PROVIDED INFORMATION →
* * *
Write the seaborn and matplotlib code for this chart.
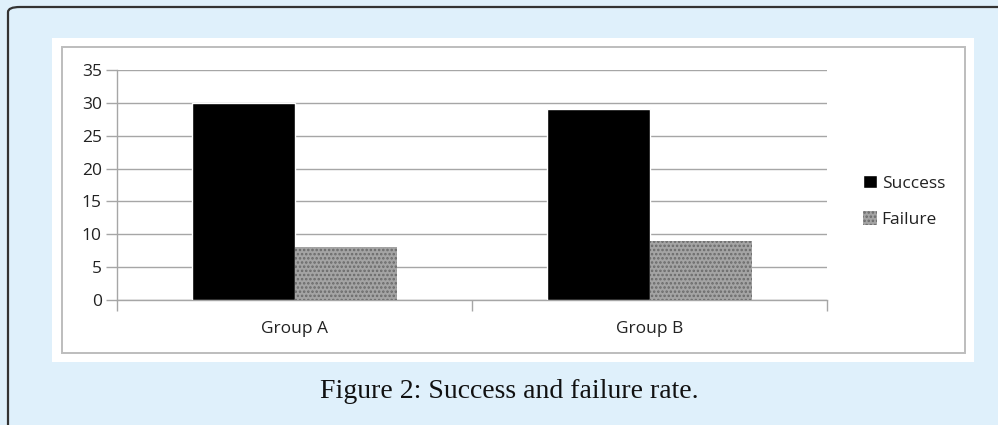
import numpy as np
import pandas as pd
import matplotlib
matplotlib.use("Agg")
import matplotlib.pyplot as plt
import seaborn as sns
from matplotlib.patches import Rectangle, FancyBboxPatch

# Chart data
groups = ["Group A", "Group B"]
success = [30, 29]
failure = [8, 9]
y_ticks = [0, 5, 10, 15, 20, 25, 30, 35]
caption = "Figure 2: Success and failure rate."

df = pd.DataFrame({
    "group": groups * 2,
    "status": ["Success"] * len(groups) + ["Failure"] * len(groups),
    "value": success + failure,
})

W, H = 998, 425
sns.set_theme(style="white")
plt.rcParams["font.family"] = ["Open Sans", "DejaVu Sans"]
plt.rcParams["hatch.color"] = "#5e5e5e"
plt.rcParams["hatch.linewidth"] = 1.2

fig = plt.figure(figsize=(W / 100, H / 100), dpi=100)
fig.patch.set_facecolor("#dff0fb")

def fx(px):
    return px / W

def fy(py):
    return 1 - py / H

# outer dark frame (rounded top-left corner)
frame = FancyBboxPatch((fx(8), fy(440)), fx(1100), 433 / H,
                       boxstyle="round,pad=0,rounding_size=0.012",
                       transform=fig.transFigure, facecolor="none",
                       edgecolor="#333333", linewidth=1.6, zorder=0)
fig.patches.append(frame)

# white panel and gray chart border
fig.patches.append(Rectangle((fx(52), fy(362)), fx(974 - 52), (362 - 38) / H,
                             transform=fig.transFigure, facecolor="white",
                             edgecolor="none", zorder=0))
fig.patches.append(Rectangle((fx(62), fy(353)), fx(965 - 62), (353 - 47) / H,
                             transform=fig.transFigure, facecolor="none",
                             edgecolor="#bdbdbd", linewidth=1.4, zorder=1))

ax = fig.add_axes([fx(117), fy(300), fx(827 - 117), (300 - 70) / H])
ax.set_facecolor("none")
ax.set_zorder(5)

sns.barplot(data=df, x="group", y="value", hue="status", ax=ax,
            palette={"Success": "black", "Failure": "#a4a4a4"},
            width=0.576, saturation=1, gap=0, legend=False, zorder=3)

for patch in ax.patches[len(groups):]:
    patch.set_hatch("....")
    patch.set_edgecolor("#6a6a6a")
    patch.set_linewidth(0)

grid_gray = "#a6a6a6"
ax.set_ylim(0, 35)
ax.set_yticks(y_ticks)
ax.set_xlim(-0.5, len(groups) - 0.5)
ax.grid(axis="y", color=grid_gray, linewidth=1.0, zorder=0)
ax.set_axisbelow(True)
ax.set_xlabel("")
ax.set_ylabel("")

for side in ["top", "right"]:
    ax.spines[side].set_visible(False)
for side in ["left", "bottom"]:
    ax.spines[side].set_color(grid_gray)
    ax.spines[side].set_linewidth(1.0)

ax.tick_params(axis="y", left=True, length=8, color=grid_gray, width=1,
               labelsize=12.5, labelcolor="#222222", pad=3)
ax.tick_params(axis="x", bottom=False, labelsize=12.5, labelcolor="#222222", pad=9)
ax.set_xticks(np.arange(-0.5, len(groups)), minor=True)
ax.tick_params(axis="x", which="minor", bottom=True, length=8,
               color=grid_gray, width=1)

# legend
handles = [Rectangle((0, 0), 1, 1, facecolor="black"),
           Rectangle((0, 0), 1, 1, facecolor="#a4a4a4", hatch="....",
                     edgecolor="#6a6a6a", linewidth=0)]
fig.legend(handles, ["Success", "Failure"], loc="center left",
           bbox_to_anchor=(fx(847), fy(201.5)), frameon=False,
           handlelength=0.8, handleheight=0.8, handletextpad=0.3,
           labelspacing=1.15, fontsize=12.5, labelcolor="#222222")

fig.text(fx(509), fy(392), caption, ha="center", va="center",
         fontsize=20, family=["Liberation Serif", "DejaVu Serif"],
         color="#111111")

fig.savefig("out.png", dpi=100, facecolor=fig.get_facecolor())
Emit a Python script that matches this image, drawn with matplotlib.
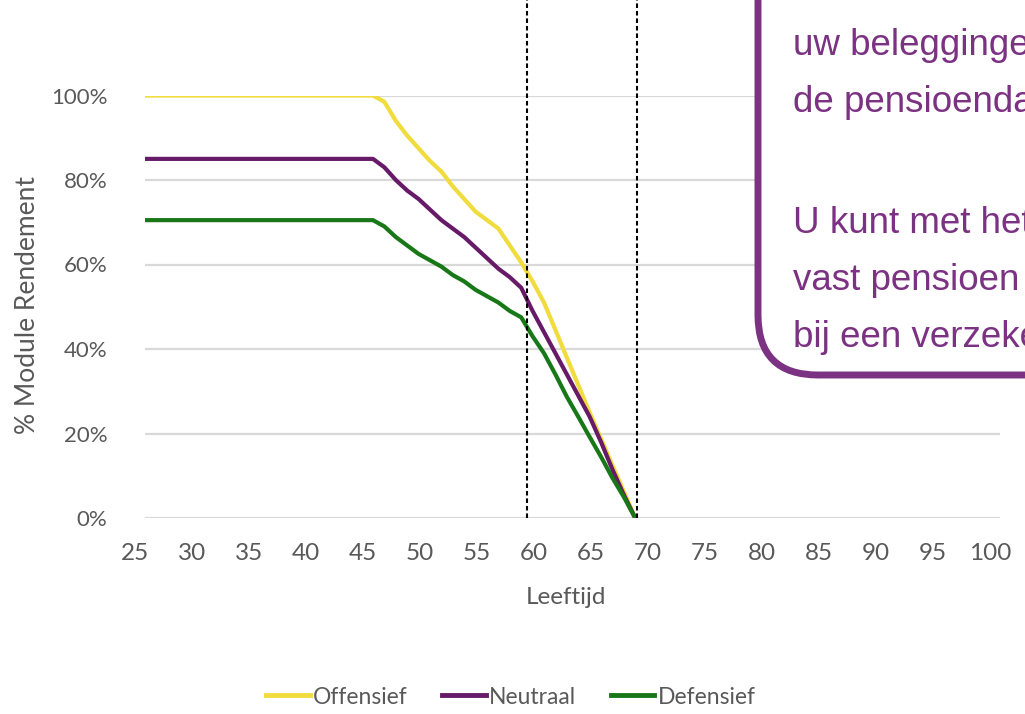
* * *
INSTRUCTIONS FOR THE TASK → Starting at the first line of the entries, restate word for word everything through the line that holds "2: Success and", both ends included, but omit any pictures.

RESPONSE →
Write the seaborn and matplotlib code for this chart.
import numpy as np
import pandas as pd
import matplotlib
matplotlib.use("Agg")
import matplotlib.pyplot as plt
import seaborn as sns
from matplotlib.patches import Rectangle, FancyBboxPatch

# Chart data
groups = ["Group A", "Group B"]
success = [30, 29]
failure = [8, 9]
y_ticks = [0, 5, 10, 15, 20, 25, 30, 35]
caption = "Figure 2: Success and failure rate."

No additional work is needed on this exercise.